Jean-Paul and his family waited anxiously for a phone call from Isaac’s father, Hennry, after a 7.0 magnitude earthquake devastated Haiti on January 12, 2010. Hennry was in the republic then, tending to a family mater. It was estimated that 300,000 people had perished.
Hennry was missing.
Hours grew to days.
Days became weeks.
Three weeks, to be exact.
“I tried, really hard, not to think about it during those weeks,” Isaac recalled.
The good news — no, the super news — came via text message, from Rosemary to Isaac. Isaac was on a bus at the time, en route to a P.E. bowling class.
What he read: “Your father was found.”
What he felt: “Relief,” he said. “Later, my dad told me stories, told me what he went through after the earthquake. He donated a lot of his clothes to victims.”
Isaac Jean-Paul stood patiently at a pre-state practice Tuesday, waiting for classmate Kyle Ward to complete a series of long jumps. Ward had also qualified for state in the event (21-7½). When it was his turn, Jean-Paul, super serious, sprinted down the runway and then cannonballed himself quietly through the air.
Oddo, stationed near the end of Warren’s long-jump sand pit, stood and watched.
So did Alvarenga.
Both must have wondered, more than 100 times this spring, “What if IJ-P had decided to come out for track as a freshman?”
Jean-Paul, though, can’t stand the “What If” game.
“I don’t like to look at the past,” he admitted. “I like to look forward.”
The young man with juvenile retinoschisis sees himself at a college in the fall, jumping and soaring and learning.
That NBA dream?
Ancient history.
“My dream now is to compete in the Olympics,” he said. “I really enjoy track, and my coaches have been so helpful. I know it’s going to take hard work ... a lot of hard work. But I’m ready for that.
“My mom has taught me the importance of hard work.

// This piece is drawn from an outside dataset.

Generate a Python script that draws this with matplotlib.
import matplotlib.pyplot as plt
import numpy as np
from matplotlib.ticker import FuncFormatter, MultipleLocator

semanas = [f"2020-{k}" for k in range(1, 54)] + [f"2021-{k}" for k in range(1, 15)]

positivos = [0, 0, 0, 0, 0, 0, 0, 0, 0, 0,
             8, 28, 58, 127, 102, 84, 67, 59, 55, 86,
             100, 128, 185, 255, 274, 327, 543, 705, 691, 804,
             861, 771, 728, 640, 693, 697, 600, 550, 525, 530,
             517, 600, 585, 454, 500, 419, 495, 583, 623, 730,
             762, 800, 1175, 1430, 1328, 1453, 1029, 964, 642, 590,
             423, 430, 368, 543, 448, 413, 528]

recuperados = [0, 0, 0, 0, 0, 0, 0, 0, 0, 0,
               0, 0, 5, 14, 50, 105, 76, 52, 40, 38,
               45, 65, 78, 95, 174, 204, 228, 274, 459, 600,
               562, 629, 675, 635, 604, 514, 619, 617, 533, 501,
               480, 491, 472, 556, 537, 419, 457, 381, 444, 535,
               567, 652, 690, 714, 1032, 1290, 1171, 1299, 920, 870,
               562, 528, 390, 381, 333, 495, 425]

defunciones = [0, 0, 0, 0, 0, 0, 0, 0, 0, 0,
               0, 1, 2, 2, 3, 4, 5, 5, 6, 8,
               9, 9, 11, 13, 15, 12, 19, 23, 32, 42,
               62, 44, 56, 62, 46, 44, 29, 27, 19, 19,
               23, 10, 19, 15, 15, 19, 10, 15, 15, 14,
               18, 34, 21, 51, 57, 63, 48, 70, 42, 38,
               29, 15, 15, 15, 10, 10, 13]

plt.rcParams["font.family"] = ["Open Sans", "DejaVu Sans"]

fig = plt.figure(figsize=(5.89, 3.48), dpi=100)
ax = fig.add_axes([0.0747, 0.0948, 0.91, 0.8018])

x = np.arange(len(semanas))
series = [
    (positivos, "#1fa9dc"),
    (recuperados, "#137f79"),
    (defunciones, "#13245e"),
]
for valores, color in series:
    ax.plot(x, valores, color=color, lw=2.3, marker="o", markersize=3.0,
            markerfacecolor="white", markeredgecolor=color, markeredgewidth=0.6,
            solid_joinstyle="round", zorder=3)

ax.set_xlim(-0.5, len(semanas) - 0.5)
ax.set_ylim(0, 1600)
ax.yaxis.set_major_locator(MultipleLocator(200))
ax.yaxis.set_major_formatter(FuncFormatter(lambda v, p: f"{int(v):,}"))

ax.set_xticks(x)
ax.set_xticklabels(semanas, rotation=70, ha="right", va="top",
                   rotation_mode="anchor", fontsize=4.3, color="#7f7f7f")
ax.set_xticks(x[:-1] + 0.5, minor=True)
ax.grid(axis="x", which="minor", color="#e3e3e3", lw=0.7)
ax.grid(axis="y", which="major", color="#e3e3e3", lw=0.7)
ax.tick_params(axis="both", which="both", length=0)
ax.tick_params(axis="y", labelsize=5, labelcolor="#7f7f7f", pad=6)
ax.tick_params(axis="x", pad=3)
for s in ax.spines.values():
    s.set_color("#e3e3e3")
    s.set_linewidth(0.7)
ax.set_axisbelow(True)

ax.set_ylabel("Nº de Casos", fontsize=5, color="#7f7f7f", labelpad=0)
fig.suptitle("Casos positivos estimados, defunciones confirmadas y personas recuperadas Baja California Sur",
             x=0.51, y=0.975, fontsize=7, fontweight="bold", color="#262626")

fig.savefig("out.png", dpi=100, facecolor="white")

She has also taught me how important it is to respect people ... all people.”
A person, midway through that same pre-state practice, brought up Jean-Paul’s 4.5 40.
“I didn’t run a 4.5 that day,” he said, with a straight face. “I ran a 4.58.”
Alvarenga smiled, after hearing Jean-Paul had clarified that fast feat in February.
“Typical Isaac ... humble, gracious,” the assistant coach said. “He doesn’t want anybody to think he’s faster than he is.”
He probably also doesn’t want anybody to realize this: Jean-Paul’s time in the 40 — the slower, accurate one he reported — was still faster than Cam Newton’s NFL-Combine time.